GOAL
Repeat exactly and only the lines from the line containing "Write a Python" through the line containing "import pandas as pd", both included.

***** DATASET ROWS *****

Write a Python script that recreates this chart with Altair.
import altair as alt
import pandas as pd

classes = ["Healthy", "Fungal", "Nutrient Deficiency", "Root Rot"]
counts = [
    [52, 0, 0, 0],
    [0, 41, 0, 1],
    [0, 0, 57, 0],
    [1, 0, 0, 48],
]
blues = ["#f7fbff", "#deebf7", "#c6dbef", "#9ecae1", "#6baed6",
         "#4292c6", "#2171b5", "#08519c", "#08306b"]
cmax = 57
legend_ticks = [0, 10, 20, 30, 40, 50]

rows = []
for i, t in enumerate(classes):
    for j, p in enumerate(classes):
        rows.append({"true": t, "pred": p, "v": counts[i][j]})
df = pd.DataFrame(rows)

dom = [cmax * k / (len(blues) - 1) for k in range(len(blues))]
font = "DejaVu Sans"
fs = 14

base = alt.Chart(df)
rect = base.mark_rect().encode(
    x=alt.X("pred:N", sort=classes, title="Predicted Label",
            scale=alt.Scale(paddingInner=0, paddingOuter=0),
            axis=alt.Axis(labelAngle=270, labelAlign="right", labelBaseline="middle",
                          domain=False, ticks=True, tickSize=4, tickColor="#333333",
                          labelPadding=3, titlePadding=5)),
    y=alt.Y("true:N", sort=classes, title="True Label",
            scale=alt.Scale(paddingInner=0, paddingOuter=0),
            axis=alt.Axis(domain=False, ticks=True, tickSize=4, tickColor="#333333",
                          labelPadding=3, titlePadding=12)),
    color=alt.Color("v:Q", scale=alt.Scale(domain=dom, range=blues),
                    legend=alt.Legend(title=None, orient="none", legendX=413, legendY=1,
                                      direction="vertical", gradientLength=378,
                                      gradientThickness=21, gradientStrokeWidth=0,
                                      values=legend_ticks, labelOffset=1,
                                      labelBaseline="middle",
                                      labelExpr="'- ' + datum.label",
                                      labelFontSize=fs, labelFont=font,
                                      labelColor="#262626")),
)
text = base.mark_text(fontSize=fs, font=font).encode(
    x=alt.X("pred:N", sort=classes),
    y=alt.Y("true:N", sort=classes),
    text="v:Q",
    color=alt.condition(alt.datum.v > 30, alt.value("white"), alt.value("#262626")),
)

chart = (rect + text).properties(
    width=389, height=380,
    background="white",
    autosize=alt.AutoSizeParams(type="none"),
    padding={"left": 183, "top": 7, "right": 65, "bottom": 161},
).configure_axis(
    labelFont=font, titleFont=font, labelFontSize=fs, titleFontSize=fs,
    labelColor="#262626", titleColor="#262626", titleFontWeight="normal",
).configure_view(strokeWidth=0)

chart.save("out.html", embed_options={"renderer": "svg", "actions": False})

*****
***** DATASET ROWS *****

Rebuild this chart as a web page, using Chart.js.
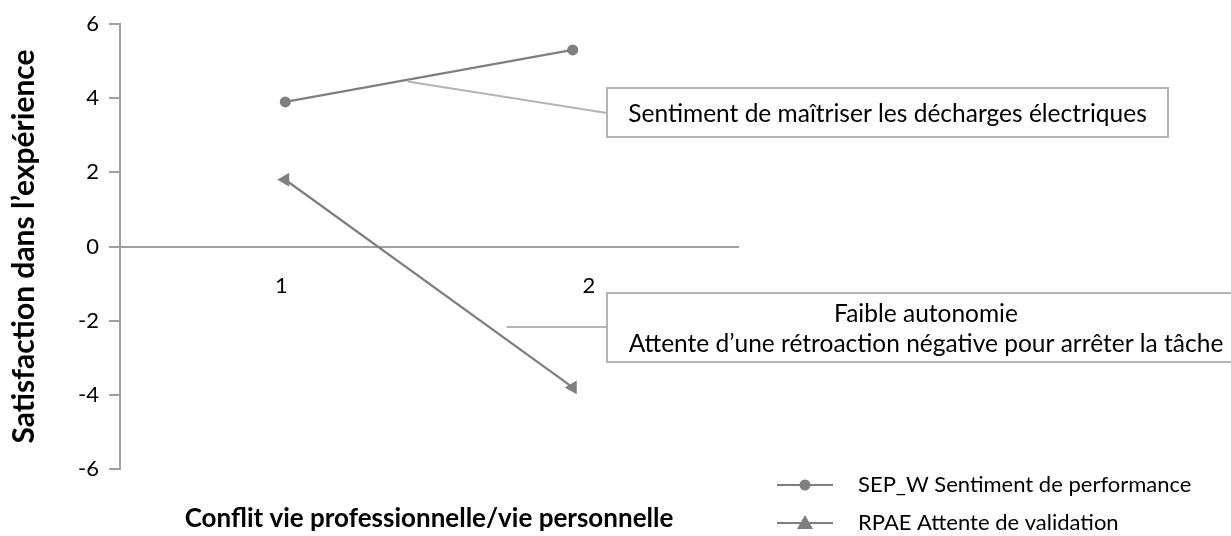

*****

OUTPUT OF THE TASK
Write a Python script that recreates this chart with Altair.
import altair as alt
import pandas as pd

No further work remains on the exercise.